Obviously this won't be a problem in Spain because they are all downloading them for free anyway but before other countries give a whoop and crack open the bit-torrent client, can i at least get to see a film that promises to be a great first. You can fill your boots then.
In the early eighties when all the cool kids were watching Evil Dead and Raiders of the Lost Ark, i was sat with the other spotty, wheezy kids watching Clash of the Titans.

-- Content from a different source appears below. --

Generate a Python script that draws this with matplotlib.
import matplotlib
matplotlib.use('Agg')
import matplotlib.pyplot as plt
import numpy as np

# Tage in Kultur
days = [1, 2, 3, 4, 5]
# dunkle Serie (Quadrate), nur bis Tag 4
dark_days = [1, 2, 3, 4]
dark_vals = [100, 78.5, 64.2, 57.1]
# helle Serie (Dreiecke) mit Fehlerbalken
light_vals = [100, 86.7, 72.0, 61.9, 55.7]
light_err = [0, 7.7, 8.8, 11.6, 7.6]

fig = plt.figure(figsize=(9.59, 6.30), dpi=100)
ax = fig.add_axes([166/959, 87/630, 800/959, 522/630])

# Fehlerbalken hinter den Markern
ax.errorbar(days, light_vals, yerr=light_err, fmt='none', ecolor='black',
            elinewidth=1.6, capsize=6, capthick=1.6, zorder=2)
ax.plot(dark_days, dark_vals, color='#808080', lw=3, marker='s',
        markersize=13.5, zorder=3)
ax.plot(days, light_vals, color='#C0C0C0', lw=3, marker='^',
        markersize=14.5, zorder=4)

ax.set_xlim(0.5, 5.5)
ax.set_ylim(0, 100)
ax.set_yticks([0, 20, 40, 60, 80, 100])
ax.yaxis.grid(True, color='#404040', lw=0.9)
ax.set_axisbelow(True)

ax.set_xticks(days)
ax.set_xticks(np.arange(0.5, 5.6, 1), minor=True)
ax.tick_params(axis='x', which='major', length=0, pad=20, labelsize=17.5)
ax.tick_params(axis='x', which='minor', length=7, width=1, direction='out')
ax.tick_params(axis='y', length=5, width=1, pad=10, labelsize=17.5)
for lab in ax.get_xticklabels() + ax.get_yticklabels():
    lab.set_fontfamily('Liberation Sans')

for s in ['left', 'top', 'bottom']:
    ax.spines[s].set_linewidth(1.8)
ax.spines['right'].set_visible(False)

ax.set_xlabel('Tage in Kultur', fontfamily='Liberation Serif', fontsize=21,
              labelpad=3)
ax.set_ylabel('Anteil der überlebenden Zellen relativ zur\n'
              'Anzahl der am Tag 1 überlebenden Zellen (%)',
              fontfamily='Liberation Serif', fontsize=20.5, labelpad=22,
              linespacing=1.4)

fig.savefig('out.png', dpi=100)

The chatter in class was all about how the Nazi guys face melted and everyone ignored my talk of Medusa with the snake hair or the scary Kraken monster.
Hollywood does seem to have fallen into a habit of rehashing old films or just churning out sequels but once in a while it does put out a decent film for those of us who don't much care for a cartoony, moody and ugly monster falling in love although i'm sure Keanu Reeves is a lovely guy off-screen.
Like 300, i am expecting a rip-roaring epic with cutting edge animation and graphics but i am afraid what we will get for our £10 Vue ticket is a weak imitation of a classic film.
Me and my fellow geeks will rise up, and actually not do much because we are still wheezy and a bit nerdy, but we won't be happy.
Alternatively, i can nip over to Spain and watch it for nothing.

Thursday, 1 April 2010

Memo to self: Think of title

Actually my name isn't Hanz at all despite what it says on the left so that's a lie straight off the bat but it makes me sound exotic like a German or a Dane or something rather than a common or garden Englishman so i'm going to go with it.
Having genitals of the dangly variety, i am prone to wildly swinging moods which will be evident here as i go from how lovely daffodils are to oh my God, we are all doomed and back again in the space of the same post as well as forgetting what i am talking about and ending up talking about the complete opposite to what i started on.
It does seem that the majority of bloggers are American which is unfortunate because now that the Commons Foreign Affairs committee has called an end to the special relationship us British and Americans once had, i guess i will have to do the ex- thing to you.
Firstly it's your fault, secondly we always preferred Canada and thirdly France has been flirting with us lately and they have that cute accent so there.
We want our things back and don't come creeping around again next time you elect a President that starts wars he cannot finish.
That's it, all over. At least until we get drunk and send you an embarrassing text saying that we do love you and our lives are empty without your big, throbbing F-14's landing on our eager runway.
Anyway, i'm Hanz. Or rather i'm not and i will be your host.